As I have repeated in these columns
on numerous occasions, the African centered consciousness and the
African Centered Movement is critical to the liberation of African
people worldwide. The
rise of African centered consciousness in our movement, for the
liberation of African people
in
America,
can
be partially attributed to the research, teaching, and writing of the
African centered scholars over the last forty years.

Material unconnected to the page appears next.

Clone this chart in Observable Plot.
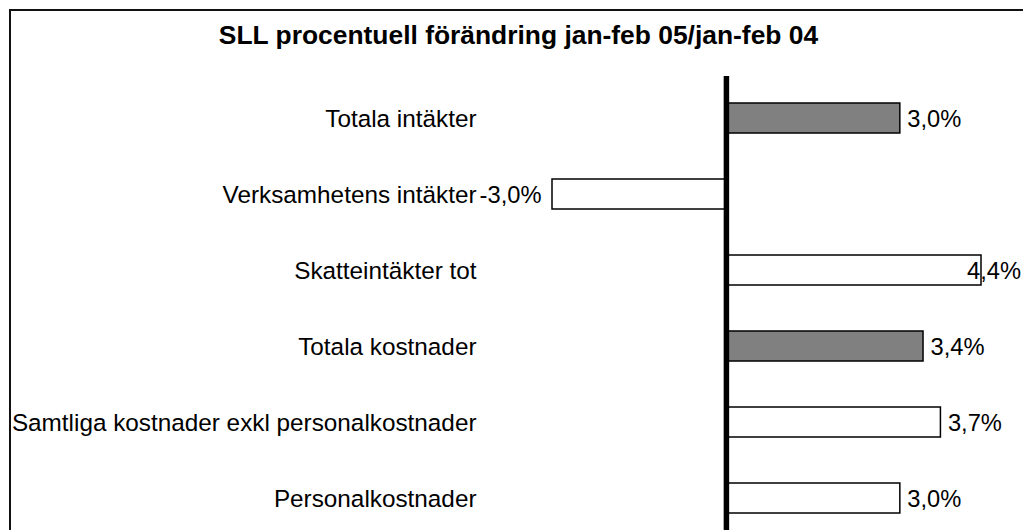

In this connection, Dr. Kobi
Kambon’s book, The African Personality in America: An African-Centered Framework, adds
to this growing body of African centered scholarship that is
providing African people, throughout the world, with the intellectual
weaponry needed to continue the fight against white supremacy and
European domination. Dr. Kambon made his transition into eternity in
December 2019 joining many of our great Ancestors.
Dr.
Kambon was a retired professor of psychology, and former Chairman of
the Psychology Department, at Florida A &M University. The
Department of Psychology he led is known for developing the only
African centered training program in an American college or
university.
In
developing this stream of African centered scholarship, Dr. Kambon
acknowledges two of his very special mentors, the late great Dr.

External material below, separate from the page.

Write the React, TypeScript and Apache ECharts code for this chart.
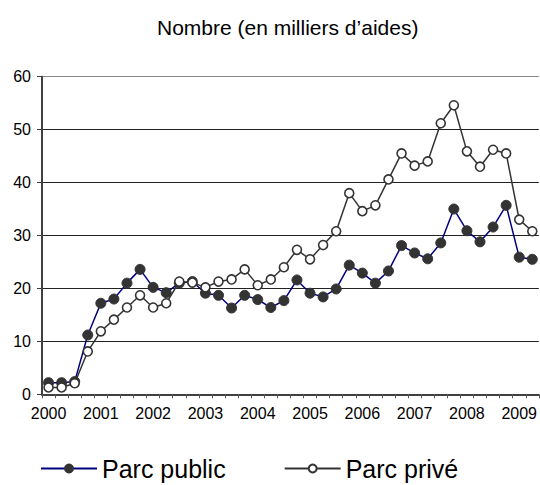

Bobby Wright and the late great Dr. Jacob H. Carruthers. Dr. Kambon
explains that “I encountered these two brilliant and dedicated
African/Master Warriors early enough in my development that they
could exert a powerful nationalist influence on my thinking.”

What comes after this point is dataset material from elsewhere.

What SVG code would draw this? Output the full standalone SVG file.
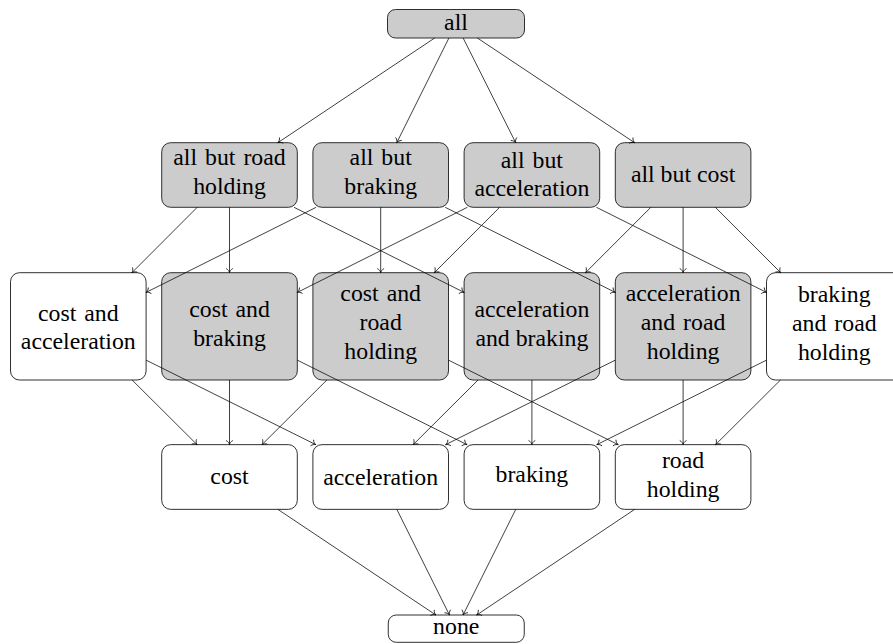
<svg xmlns="http://www.w3.org/2000/svg" width="893" height="644" viewBox="0 0 893 644" font-family="Liberation Serif, serif">
<style>
.box{stroke:#1a1a1a;stroke-width:0.9}
.g{fill:#cccccc}
.w{fill:#ffffff}
text{font-size:23.8px;text-anchor:middle;fill:#000}
.ws{word-spacing:2px}
.e{fill:none;stroke:#000;stroke-width:0.75;marker-end:url(#arr)}
</style>
<defs>
<marker id="arr" markerUnits="userSpaceOnUse" markerWidth="10" markerHeight="10" viewBox="-6 -5 8 10" refX="0" refY="0" orient="auto" overflow="visible">
<path d="M-4.2,-3.4 C-3.2,-1.4 -1.4,-0.35 0,0 C-1.4,0.35 -3.2,1.4 -4.2,3.4" fill="none" stroke="#000" stroke-width="0.75"/>
</marker>
</defs>
<rect width="893" height="644" fill="#ffffff"/>

<g id="n-all"><rect class="box g" x="387.5" y="9.5" width="137" height="28.5" rx="8"/><text x="456" y="30">all</text></g>

<g id="n-abr"><rect class="box g" x="161.7" y="142.7" width="135.6" height="64.6" rx="9"/><text class="ws" x="229.5" y="164.5">all but road</text><text x="229.5" y="193.5">holding</text></g>
<g id="n-abb"><rect class="box g" x="312.9" y="142.7" width="135.6" height="64.6" rx="9"/><text class="ws" x="380.7" y="164.5">all but</text><text x="380.7" y="193.5">braking</text></g>
<g id="n-aba"><rect class="box g" x="464.1" y="142.7" width="135.6" height="64.6" rx="9"/><text class="ws" x="531.9" y="167.5">all but</text><text x="531.9" y="196">acceleration</text></g>
<g id="n-abc"><rect class="box g" x="615.3" y="142.7" width="135.6" height="64.6" rx="9"/><text x="683.1" y="181.5">all but cost</text></g>

<g id="n-ca"><rect class="box w" x="10.5" y="272.7" width="135.6" height="107.3" rx="9"/><text class="ws" x="78.3" y="320.5">cost and</text><text x="78.3" y="349">acceleration</text></g>
<g id="n-cb"><rect class="box g" x="161.7" y="272.7" width="135.6" height="107.3" rx="9"/><text class="ws" x="229.5" y="317">cost and</text><text x="229.5" y="346">braking</text></g>
<g id="n-cr"><rect class="box g" x="312.9" y="272.7" width="135.6" height="107.3" rx="9"/><text class="ws" x="380.7" y="301">cost and</text><text x="380.7" y="330">road</text><text x="380.7" y="359">holding</text></g>
<g id="n-ab"><rect class="box g" x="464.1" y="272.7" width="135.6" height="107.3" rx="9"/><text x="531.9" y="316.5">acceleration</text><text x="531.9" y="345.5">and braking</text></g>
<g id="n-ar"><rect class="box g" x="615.3" y="272.7" width="135.6" height="107.3" rx="9"/><text x="683.1" y="301">acceleration</text><text class="ws" x="683.1" y="330">and road</text><text x="683.1" y="359">holding</text></g>
<g id="n-br"><rect class="box w" x="766.5" y="272.7" width="135.6" height="107.3" rx="9"/><text x="834.3" y="301.5">braking</text><text class="ws" x="834.3" y="330.5">and road</text><text x="834.3" y="359.5">holding</text></g>

<g id="n-c"><rect class="box w" x="161.7" y="444.65" width="135.6" height="64.7" rx="9"/><text x="229.5" y="483.5">cost</text></g>
<g id="n-a"><rect class="box w" x="312.9" y="444.65" width="135.6" height="64.7" rx="9"/><text x="380.7" y="484.5">acceleration</text></g>
<g id="n-b"><rect class="box w" x="464.1" y="444.65" width="135.6" height="64.7" rx="9"/><text x="531.9" y="482">braking</text></g>
<g id="n-r"><rect class="box w" x="615.3" y="444.65" width="135.6" height="64.7" rx="9"/><text x="683.1" y="467.5">road</text><text x="683.1" y="496.5">holding</text></g>

<g id="n-none"><rect class="box w" x="388.25" y="615" width="136" height="27.3" rx="8"/><text x="456.25" y="634">none</text></g>

<g id="connectors">
<line class="e" x1="434.66" y1="38" x2="277.87" y2="142.7"/>
<line class="e" x1="448.91" y1="38" x2="396.78" y2="142.7"/>
<line class="e" x1="463.15" y1="38" x2="515.69" y2="142.7"/>
<line class="e" x1="477.39" y1="38" x2="634.59" y2="142.7"/>

<line class="e" x1="197.23" y1="207.3" x2="131.9" y2="272.7"/>
<line class="e" x1="229.5" y1="207.3" x2="229.5" y2="272.7"/>
<line class="e" x1="294.03" y1="207.3" x2="464.1" y2="292.42"/>
<line class="e" x1="316.17" y1="207.3" x2="146.1" y2="292.42"/>
<line class="e" x1="380.7" y1="207.3" x2="380.7" y2="272.7"/>
<line class="e" x1="445.23" y1="207.3" x2="615.3" y2="292.42"/>
<line class="e" x1="467.37" y1="207.3" x2="297.3" y2="292.42"/>
<line class="e" x1="499.63" y1="207.3" x2="434.3" y2="272.7"/>
<line class="e" x1="596.43" y1="207.3" x2="766.5" y2="292.42"/>
<line class="e" x1="650.83" y1="207.3" x2="585.5" y2="272.7"/>
<line class="e" x1="683.1" y1="207.3" x2="683.1" y2="272.7"/>
<line class="e" x1="715.37" y1="207.3" x2="780.7" y2="272.7"/>

<line class="e" x1="132.14" y1="380" x2="197.04" y2="444.65"/>
<line class="e" x1="146.1" y1="360.13" x2="315.77" y2="444.65"/>
<line class="e" x1="229.5" y1="380" x2="229.5" y2="444.65"/>
<line class="e" x1="297.3" y1="360.13" x2="466.97" y2="444.65"/>
<line class="e" x1="326.86" y1="380" x2="261.96" y2="444.65"/>
<line class="e" x1="448.5" y1="360.13" x2="618.17" y2="444.65"/>
<line class="e" x1="478.06" y1="380" x2="413.16" y2="444.65"/>
<line class="e" x1="531.9" y1="380" x2="531.9" y2="444.65"/>
<line class="e" x1="615.3" y1="360.13" x2="445.63" y2="444.65"/>
<line class="e" x1="683.1" y1="380" x2="683.1" y2="444.65"/>
<line class="e" x1="766.5" y1="360.13" x2="596.83" y2="444.65"/>
<line class="e" x1="780.46" y1="380" x2="715.56" y2="444.65"/>

<line class="e" x1="277.87" y1="509.35" x2="435.84" y2="615"/>
<line class="e" x1="396.82" y1="509.35" x2="449.45" y2="615"/>
<line class="e" x1="515.76" y1="509.35" x2="463.06" y2="615"/>
<line class="e" x1="634.71" y1="509.35" x2="476.67" y2="615"/>
</g>
</svg>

This profound book has three fundamental themes that have been
conceptionalized by Dr. Kambon in an African centered context.
The
first theme he asserts is “that there is indeed an African
reality system that is not only indigenous to Africans in America,
but that most of us are almost totally unaware of it and how it
determines our very lives.”
Dr.
Kambon’s second theme is related to the model presented in this
book that “asserts that the average African in America
operates/functions in a mentally disordered state, on a daily basis,
engendered by white supremacy domination over our African cultural
reality here in America.” The final theme he addresses is "that
in order for we Africans to escape and heal ourselves from this
virtually unbelievable predicament of pervasive mental disorder, we
must rebuild our African cultural infrastructure throughout the
diasporian African community.
Dr.
Kambon “sounds the alarm to awaken the African world from its
virtually stuporous state of Cultural Misorientation, but also
proposed how we might, or rather must, begin the awakening and
recovery process.”
In
other words, he explains we must reverse this mentacidal process. The
concept of “Mentacide” developed by Dr. Bobby Wright is
“the deliberate
and systematic destruction of a person’s or group’s
mind.”
There
is no question that at this stage in history we are in battle to
reclaim the African mind, spirit, and culture so that our rightful
place in the world can be restored.
I
would suggest that all students and teachers in the growing African
Centered Education Movement, particularly those in the field of
psychology, read this book immediately. It is the kind of book that
should be read in study groups that allow for serious discussion and
exchange of the many concepts and ideas presented by Dr. Kambon.
Dr.
Kambon states that the
overall
thrust of his book is to attempt “to address the argument that
in order to restore African Self-Consciousness as a viable force
within the African psyche,
we
have to revitalize the deeply rooted African collective consciousness
/ unconsciousness / spirituality through reconstruct
traditional
African cultural infrastructure.”
Continuing
on this point,
he
further explains that “Because African self-consciousness was
almost completely
erased
or wiped out by the Maafa (African holocaust of Eurasian
enslavement-colonialism) we, the contemporary
African
world community; we must complete the arduous task of rebuilding and
preserving African
Nationhood.”
I
remember that Malcolm X was asked repeatedly by reporters and people
in audiences where he spoke on why
he,
talked about and,
made
reference to Africa so much.
Malcolm
always replied in this manner— “Because you
left your mind in Africa.”
This
appropriate response by Malcolm X is the underlying
spirit and direction of The
African Personality
in
America: An African Centered Framework by
Dr. Kobi Kambon.
In
the Spring 1975 issue of the Black
Books Bulletin, Dr.
Anderson Thompson wrote an insightful article entitled, “Developing
an African Historiography.”
Dr.
Thompson wrote that, “The interpretation, writing, and teaching
of history from an African frame of reference, prepares the African
masses to face the challenges of the 21st
century.”
Dr.
Kobi Kambon’s book continues to fit into the category of
preparing us to face the challenges of the 21st
century. Read it carefully and digest its contents. It is a must!